▸ To be done: Starting at the line with "Output the web page that produces this picture with Apache" and stopping at the line with "const legendNames = ['cluster', 'no", repeat each line exactly. Include both and omit the rest.

[Stored entries]
>> begin

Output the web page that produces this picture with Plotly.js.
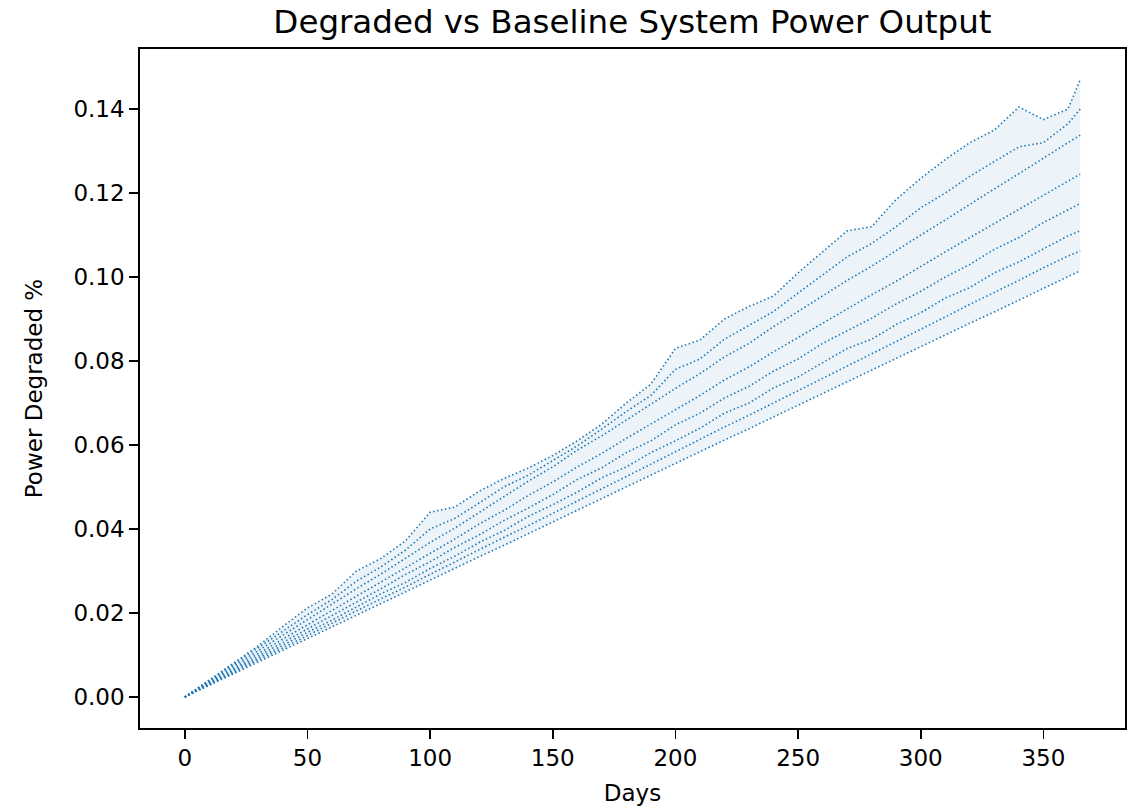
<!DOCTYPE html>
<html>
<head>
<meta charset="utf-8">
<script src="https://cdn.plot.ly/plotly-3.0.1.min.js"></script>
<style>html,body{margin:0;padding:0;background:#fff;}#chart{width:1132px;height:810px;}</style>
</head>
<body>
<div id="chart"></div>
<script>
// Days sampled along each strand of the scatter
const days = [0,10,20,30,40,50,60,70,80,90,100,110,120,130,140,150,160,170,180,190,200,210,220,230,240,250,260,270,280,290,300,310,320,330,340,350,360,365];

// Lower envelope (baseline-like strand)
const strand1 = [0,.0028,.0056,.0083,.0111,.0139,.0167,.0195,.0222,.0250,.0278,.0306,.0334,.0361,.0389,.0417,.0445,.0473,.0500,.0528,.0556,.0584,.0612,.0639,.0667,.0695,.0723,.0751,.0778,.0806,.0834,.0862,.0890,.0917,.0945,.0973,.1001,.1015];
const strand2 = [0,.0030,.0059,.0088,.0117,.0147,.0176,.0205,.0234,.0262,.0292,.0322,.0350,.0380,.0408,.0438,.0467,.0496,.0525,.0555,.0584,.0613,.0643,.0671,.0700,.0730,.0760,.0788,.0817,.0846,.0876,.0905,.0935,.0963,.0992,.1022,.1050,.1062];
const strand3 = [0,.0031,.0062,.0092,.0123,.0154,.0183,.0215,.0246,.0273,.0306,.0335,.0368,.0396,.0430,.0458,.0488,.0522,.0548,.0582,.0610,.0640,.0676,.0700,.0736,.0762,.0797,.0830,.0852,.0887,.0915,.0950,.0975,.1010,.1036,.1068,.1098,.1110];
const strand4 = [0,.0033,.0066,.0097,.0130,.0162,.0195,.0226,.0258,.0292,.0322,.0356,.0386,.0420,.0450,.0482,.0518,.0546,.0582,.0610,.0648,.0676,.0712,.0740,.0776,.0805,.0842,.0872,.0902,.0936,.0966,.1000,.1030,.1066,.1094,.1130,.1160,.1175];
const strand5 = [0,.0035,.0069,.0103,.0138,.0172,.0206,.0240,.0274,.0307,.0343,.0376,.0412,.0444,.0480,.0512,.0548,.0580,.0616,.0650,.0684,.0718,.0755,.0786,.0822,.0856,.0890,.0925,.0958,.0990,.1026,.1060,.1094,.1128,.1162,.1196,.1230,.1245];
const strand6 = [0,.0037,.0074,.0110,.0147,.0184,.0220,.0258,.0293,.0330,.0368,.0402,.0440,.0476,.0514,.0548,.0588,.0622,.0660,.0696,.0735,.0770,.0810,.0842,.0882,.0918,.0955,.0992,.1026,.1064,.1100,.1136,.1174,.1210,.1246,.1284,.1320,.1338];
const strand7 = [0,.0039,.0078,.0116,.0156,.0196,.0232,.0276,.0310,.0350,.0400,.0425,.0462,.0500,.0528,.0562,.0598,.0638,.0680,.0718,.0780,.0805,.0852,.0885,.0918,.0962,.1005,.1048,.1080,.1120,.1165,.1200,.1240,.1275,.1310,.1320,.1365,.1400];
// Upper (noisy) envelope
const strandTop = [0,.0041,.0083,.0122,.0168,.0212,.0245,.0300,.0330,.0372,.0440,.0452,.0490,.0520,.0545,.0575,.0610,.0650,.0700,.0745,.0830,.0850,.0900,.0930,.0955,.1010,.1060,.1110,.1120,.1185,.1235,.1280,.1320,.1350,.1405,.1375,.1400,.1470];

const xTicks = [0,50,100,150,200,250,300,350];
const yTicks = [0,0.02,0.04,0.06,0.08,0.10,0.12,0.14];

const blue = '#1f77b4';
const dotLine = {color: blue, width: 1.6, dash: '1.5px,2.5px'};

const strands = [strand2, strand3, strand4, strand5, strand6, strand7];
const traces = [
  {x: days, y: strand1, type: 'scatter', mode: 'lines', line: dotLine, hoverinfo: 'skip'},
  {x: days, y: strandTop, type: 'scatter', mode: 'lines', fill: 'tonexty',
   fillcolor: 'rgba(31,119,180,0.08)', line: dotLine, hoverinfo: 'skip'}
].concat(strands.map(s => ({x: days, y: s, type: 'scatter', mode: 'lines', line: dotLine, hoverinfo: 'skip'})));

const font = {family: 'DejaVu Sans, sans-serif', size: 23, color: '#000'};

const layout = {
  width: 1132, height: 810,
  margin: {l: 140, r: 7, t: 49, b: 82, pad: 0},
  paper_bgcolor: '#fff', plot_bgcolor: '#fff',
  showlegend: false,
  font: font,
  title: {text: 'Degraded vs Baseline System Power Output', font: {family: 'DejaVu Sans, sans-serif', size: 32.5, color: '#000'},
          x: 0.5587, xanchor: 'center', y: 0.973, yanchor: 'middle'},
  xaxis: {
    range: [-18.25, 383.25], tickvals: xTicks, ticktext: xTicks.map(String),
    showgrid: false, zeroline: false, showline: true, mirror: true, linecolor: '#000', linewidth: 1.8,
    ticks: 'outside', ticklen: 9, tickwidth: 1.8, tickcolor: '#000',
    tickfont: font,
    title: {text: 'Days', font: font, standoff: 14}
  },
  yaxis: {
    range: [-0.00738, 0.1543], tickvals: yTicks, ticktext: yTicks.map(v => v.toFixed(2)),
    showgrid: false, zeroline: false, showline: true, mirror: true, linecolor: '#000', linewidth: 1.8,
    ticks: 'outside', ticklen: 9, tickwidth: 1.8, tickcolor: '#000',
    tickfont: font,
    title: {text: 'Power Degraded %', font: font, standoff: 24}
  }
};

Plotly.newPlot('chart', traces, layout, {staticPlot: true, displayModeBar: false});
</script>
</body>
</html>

>> end
>> begin

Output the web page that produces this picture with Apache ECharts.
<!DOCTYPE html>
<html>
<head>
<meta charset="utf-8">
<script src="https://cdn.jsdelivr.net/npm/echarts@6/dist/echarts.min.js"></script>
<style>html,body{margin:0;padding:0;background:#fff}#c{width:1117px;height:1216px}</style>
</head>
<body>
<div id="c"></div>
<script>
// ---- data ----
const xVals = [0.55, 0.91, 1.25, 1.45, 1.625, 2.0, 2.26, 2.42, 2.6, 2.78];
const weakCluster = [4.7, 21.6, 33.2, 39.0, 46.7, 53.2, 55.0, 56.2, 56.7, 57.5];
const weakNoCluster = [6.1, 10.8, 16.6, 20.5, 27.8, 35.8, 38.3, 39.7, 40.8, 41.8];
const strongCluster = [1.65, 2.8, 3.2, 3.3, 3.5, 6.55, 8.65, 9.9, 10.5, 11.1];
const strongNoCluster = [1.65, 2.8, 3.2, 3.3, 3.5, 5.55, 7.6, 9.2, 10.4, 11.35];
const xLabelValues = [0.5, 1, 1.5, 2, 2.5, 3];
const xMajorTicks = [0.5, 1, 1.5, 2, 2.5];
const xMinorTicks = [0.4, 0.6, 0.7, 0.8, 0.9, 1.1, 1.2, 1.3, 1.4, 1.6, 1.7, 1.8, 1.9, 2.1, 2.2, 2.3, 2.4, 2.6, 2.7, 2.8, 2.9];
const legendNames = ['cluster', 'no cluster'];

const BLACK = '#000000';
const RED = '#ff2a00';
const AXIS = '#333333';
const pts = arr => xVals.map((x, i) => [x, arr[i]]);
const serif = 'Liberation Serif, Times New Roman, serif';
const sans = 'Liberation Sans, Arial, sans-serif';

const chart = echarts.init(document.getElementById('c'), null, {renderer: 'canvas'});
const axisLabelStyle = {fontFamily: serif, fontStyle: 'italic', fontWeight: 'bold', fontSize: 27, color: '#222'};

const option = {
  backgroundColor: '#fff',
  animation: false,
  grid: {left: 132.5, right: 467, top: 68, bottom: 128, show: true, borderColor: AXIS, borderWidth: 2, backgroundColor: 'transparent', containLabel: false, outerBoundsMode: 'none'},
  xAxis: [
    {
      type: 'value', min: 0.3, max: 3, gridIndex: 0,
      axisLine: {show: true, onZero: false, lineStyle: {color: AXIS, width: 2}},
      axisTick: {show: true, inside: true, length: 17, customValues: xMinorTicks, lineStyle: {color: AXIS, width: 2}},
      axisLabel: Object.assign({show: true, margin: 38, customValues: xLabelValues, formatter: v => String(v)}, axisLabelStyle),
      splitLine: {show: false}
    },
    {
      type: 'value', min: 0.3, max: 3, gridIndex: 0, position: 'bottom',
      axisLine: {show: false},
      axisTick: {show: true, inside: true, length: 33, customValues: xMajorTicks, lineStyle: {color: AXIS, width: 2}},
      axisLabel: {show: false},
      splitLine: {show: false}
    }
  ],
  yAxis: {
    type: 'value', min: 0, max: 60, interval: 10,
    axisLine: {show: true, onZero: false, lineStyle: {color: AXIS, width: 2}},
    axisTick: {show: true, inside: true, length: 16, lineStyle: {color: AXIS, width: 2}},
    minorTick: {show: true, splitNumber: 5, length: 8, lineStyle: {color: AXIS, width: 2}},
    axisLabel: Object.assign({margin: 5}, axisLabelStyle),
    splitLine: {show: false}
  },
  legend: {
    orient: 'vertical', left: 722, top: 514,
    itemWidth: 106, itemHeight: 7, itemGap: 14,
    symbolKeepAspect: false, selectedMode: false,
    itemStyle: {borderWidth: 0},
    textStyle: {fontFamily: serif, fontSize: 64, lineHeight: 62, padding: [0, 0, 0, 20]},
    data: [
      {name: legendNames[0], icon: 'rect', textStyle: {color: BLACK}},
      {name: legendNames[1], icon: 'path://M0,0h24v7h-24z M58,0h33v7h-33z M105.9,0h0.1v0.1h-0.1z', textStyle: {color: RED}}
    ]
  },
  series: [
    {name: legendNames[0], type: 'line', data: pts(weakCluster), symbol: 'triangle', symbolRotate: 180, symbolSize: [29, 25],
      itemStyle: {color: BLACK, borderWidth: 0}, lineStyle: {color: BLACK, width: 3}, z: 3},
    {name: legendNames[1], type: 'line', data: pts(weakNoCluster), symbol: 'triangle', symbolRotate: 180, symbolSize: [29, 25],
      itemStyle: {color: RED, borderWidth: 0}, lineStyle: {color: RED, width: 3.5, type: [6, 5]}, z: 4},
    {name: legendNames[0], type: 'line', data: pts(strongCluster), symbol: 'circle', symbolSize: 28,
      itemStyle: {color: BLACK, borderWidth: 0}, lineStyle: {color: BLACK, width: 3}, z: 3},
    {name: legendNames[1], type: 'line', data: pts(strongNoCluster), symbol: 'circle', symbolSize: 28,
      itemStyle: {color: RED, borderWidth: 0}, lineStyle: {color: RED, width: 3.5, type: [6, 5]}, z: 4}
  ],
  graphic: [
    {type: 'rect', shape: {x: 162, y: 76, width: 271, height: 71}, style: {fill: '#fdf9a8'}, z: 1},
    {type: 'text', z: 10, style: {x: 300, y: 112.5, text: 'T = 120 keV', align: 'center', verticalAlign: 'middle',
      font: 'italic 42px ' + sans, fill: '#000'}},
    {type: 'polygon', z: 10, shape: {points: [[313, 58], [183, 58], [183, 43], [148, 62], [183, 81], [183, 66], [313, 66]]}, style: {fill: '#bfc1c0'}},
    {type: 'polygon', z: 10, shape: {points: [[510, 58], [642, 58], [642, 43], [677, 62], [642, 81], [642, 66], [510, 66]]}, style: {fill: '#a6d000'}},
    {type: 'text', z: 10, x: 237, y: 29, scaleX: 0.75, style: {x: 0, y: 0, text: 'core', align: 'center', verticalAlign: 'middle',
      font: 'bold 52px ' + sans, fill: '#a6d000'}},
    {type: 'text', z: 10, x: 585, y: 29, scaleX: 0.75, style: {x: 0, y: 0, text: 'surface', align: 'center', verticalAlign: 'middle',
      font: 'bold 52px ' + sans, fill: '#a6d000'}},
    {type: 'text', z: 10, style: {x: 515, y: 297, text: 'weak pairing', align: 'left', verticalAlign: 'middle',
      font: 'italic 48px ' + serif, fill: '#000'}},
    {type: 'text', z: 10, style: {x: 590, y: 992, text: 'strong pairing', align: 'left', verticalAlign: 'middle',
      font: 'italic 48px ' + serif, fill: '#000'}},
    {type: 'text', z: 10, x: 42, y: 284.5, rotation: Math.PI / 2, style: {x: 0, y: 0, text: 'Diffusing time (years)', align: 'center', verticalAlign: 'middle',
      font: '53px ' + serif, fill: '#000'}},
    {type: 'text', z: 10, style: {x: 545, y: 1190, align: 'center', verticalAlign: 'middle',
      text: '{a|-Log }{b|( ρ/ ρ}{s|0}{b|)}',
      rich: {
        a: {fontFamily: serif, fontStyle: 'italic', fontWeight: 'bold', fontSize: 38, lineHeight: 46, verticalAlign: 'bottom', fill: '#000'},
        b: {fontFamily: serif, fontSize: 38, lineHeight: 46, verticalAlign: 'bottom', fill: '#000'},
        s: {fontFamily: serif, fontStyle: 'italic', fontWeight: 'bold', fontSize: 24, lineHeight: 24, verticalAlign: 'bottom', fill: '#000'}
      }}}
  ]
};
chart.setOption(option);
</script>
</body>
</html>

>> end

▸ Response to the task:
Output the web page that produces this picture with Apache ECharts.
<!DOCTYPE html>
<html>
<head>
<meta charset="utf-8">
<script src="https://cdn.jsdelivr.net/npm/echarts@6/dist/echarts.min.js"></script>
<style>html,body{margin:0;padding:0;background:#fff}#c{width:1117px;height:1216px}</style>
</head>
<body>
<div id="c"></div>
<script>
// ---- data ----
const xVals = [0.55, 0.91, 1.25, 1.45, 1.625, 2.0, 2.26, 2.42, 2.6, 2.78];
const weakCluster = [4.7, 21.6, 33.2, 39.0, 46.7, 53.2, 55.0, 56.2, 56.7, 57.5];
const weakNoCluster = [6.1, 10.8, 16.6, 20.5, 27.8, 35.8, 38.3, 39.7, 40.8, 41.8];
const strongCluster = [1.65, 2.8, 3.2, 3.3, 3.5, 6.55, 8.65, 9.9, 10.5, 11.1];
const strongNoCluster = [1.65, 2.8, 3.2, 3.3, 3.5, 5.55, 7.6, 9.2, 10.4, 11.35];
const xLabelValues = [0.5, 1, 1.5, 2, 2.5, 3];
const xMajorTicks = [0.5, 1, 1.5, 2, 2.5];
const xMinorTicks = [0.4, 0.6, 0.7, 0.8, 0.9, 1.1, 1.2, 1.3, 1.4, 1.6, 1.7, 1.8, 1.9, 2.1, 2.2, 2.3, 2.4, 2.6, 2.7, 2.8, 2.9];
const legendNames = ['cluster', 'no cluster'];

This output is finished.